Como uma mulher obsessiva, encontra-se em Luzia-Homem uma nostalgia do ser, nesse retorno ao mundo da completude e tranquilidade do seio materno, ou seja, de ser o falo da mãe. Não se colocando assim na reivindicação histérica de ter o falo, de ter um homem. Além das questões de não sair da lei, não operando o desejo, por o considerar ilícito e incestuoso. Não consegue pela supremacia superegóica infligir crimes e gozar deles, vem à culpa. Nesse trecho citado acima pode-se analisar a ambivalência própria do obsessivo em Luzia-Homem, no ódio, fome, destruição de devorar o outro, de completude ter o outro completamente em fundição na fantasia de comer o outro inteiro.  

Sua força é voltada para a produção e o trabalho, mas irremediável é uma mulher e a incompletude de seu corpo a denúncia como uma mulher, como qualquer outra como proclamou Terezinha ao vê-la nua tomando banho de rio, ela se espanta com o comentário e logo corre para tamponar sua falta com a toalha encobrindo os buracos do seu corpo, velando sua castração.

Luzia-Homem primava sobre tudo por sua honra e moral, não conseguindo agir fora da lei, mesmo em suas situações de penúria e miséria.

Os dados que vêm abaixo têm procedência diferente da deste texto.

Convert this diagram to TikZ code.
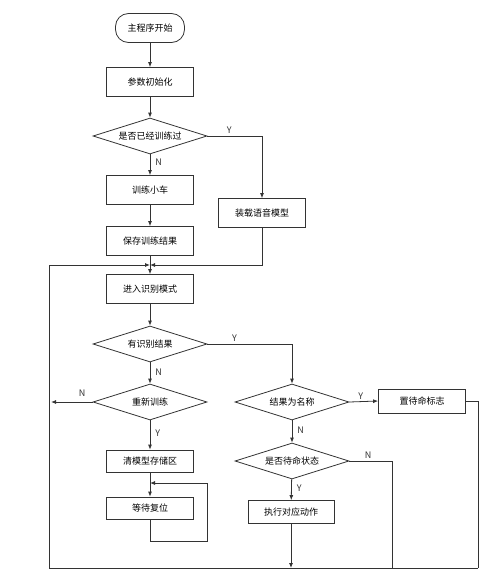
\documentclass[tikz,border=0pt]{standalone}
\usepackage{fontspec}
\newfontfamily\cjk{Noto Sans CJK SC}
\usetikzlibrary{arrows.meta,positioning,shapes.geometric}

\begin{document}
\begin{tikzpicture}[
  x=1pt,y=-1pt,
  font=\cjk\fontsize{9}{10}\selectfont,
  procbox/.style={draw=black!80,line width=0.8pt,minimum width=87pt,minimum height=29pt,inner sep=1pt},
  decide/.style={draw=black!80,line width=0.8pt,diamond,aspect=3.2,minimum width=114pt,minimum height=36pt,inner sep=0pt},
  startbox/.style={draw=black!80,line width=0.8pt,rounded corners=13pt,minimum width=69pt,minimum height=29pt},
  arrow/.style={-{Latex[length=5pt,width=4pt]},line width=0.8pt,black!80},
  link/.style={line width=0.8pt,black!80},
  yn/.style={text=black!80,inner sep=2pt}
]
\useasboundingbox (0,0) rectangle (500,587);

% left column
\node[startbox] (start) at (150,28) {主程序开始};
\node[procbox] (init) at (150,82) {参数初始化};
\node[decide] (trained) at (150,136) {是否已经训练过};
\node[procbox] (train) at (150,190) {训练小车};
\node[procbox] (load) at (262,213) {装载语音模型};
\node[procbox] (save) at (150,241) {保存训练结果};
\node[procbox] (recog) at (150,289) {进入识别模式};
\node[decide] (hasres) at (150,344) {有识别结果};
\node[decide] (retrain) at (150,402) {重新训练};
\node[procbox,minimum height=22pt] (clear) at (150,461) {清模型存储区};
\node[procbox,minimum height=22pt] (reset) at (150,508) {等待复位};

% right column
\node[decide] (isname) at (292,402) {结果为名称};
\node[procbox,minimum height=24pt] (flag) at (422,401) {置待命标志};
\node[decide] (standby) at (292,461) {是否待命状态};
\node[procbox,minimum height=23pt,minimum width=86pt] (act) at (291,512) {执行对应动作};

\coordinate (merge) at (150,265);
\coordinate (loopin) at (150,483);
\coordinate (bl) at (49,568);
\coordinate (br) at (478,568);
\coordinate (nstop) at (392,568);

\draw[arrow] (start) -- (init);
\draw[arrow] (init) -- (trained);
\draw[arrow] (trained) -- node[yn,pos=0.4,right=3pt]{N} (train);
\draw[arrow] (trained.east) -| node[yn,pos=0.2,above]{Y} (load.north);
\draw[arrow] (train) -- (save);
\draw[arrow] (load.south) |- (merge);
\draw[arrow] (save) -- (recog);
\draw[arrow] (bl) |- (merge);
\draw[arrow] (recog) -- (hasres);
\draw[arrow] (hasres) -- node[yn,pos=0.45,right=3pt]{N} (retrain);
\draw[arrow] (hasres.east) -| node[yn,pos=0.16,above]{Y} (isname.north);
\draw[arrow] (retrain.west) -- node[yn,pos=0.25,above=3pt]{N} ([xshift=2pt]bl |- retrain.west);
\draw[arrow] (retrain) -- node[yn,pos=0.45,right=3pt]{Y} (clear);
\draw[arrow] (clear) -- (reset);
\draw[arrow] (reset.south) |- (207,541) |- (loopin);

\draw[arrow] (isname.east) -- node[yn,pos=0.4,above]{Y} (flag.west);
\draw[arrow] (isname) -- node[yn,pos=0.45,right=3pt]{N} (standby);
\draw[arrow] (standby) -- node[yn,pos=0.45,right=3pt]{Y} (act);
\draw[link] (standby.east) -| node[yn,pos=0.22,above]{N} (nstop);
\draw[link] (flag.east) -| (br);
\draw[link] (br) -- (bl);
\draw[arrow] (act) -- (act |- bl);
\end{tikzpicture}
\end{document}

Os poucos flertes que perpetrava o desregramento como: ao ler as cartas do soldado, ao pentear com delicadeza e esmero dos cabelos, do ódio que cultivava pelas mulheres da cidade que falavam mal dela, queria bater nelas ou grita com essas, porém sempre calava, terminava por censurar-se e preencher-se de sentimentos de culpa ou autopunitivos. Luzia não apenas trabalhava na construção de uma penitenciária, como construía para si um aprisionamento a distanciando dos desejos incestuosos, no momento em que essa tenta romper com essa prisão fazendo um corte, ao partir para a praia, o soldado Capriúna foge da cadeira a encontrando na estrada. Nesse embate, Luzia-Homem mais uma vez reage com todas as suas forças contra esse lugar objetal e passivo, ocupado pela mulher frente ao desejo erótico masculino, ela o morde, o ataca, resistindo às tentativas do soldado de seduzi-la, até que o soldado a mata enfiando uma faca ao seu peito. E a última palavra de Luzia-Homem é mãezinha, remetendo a esse momento anterior de completude para com a mãe.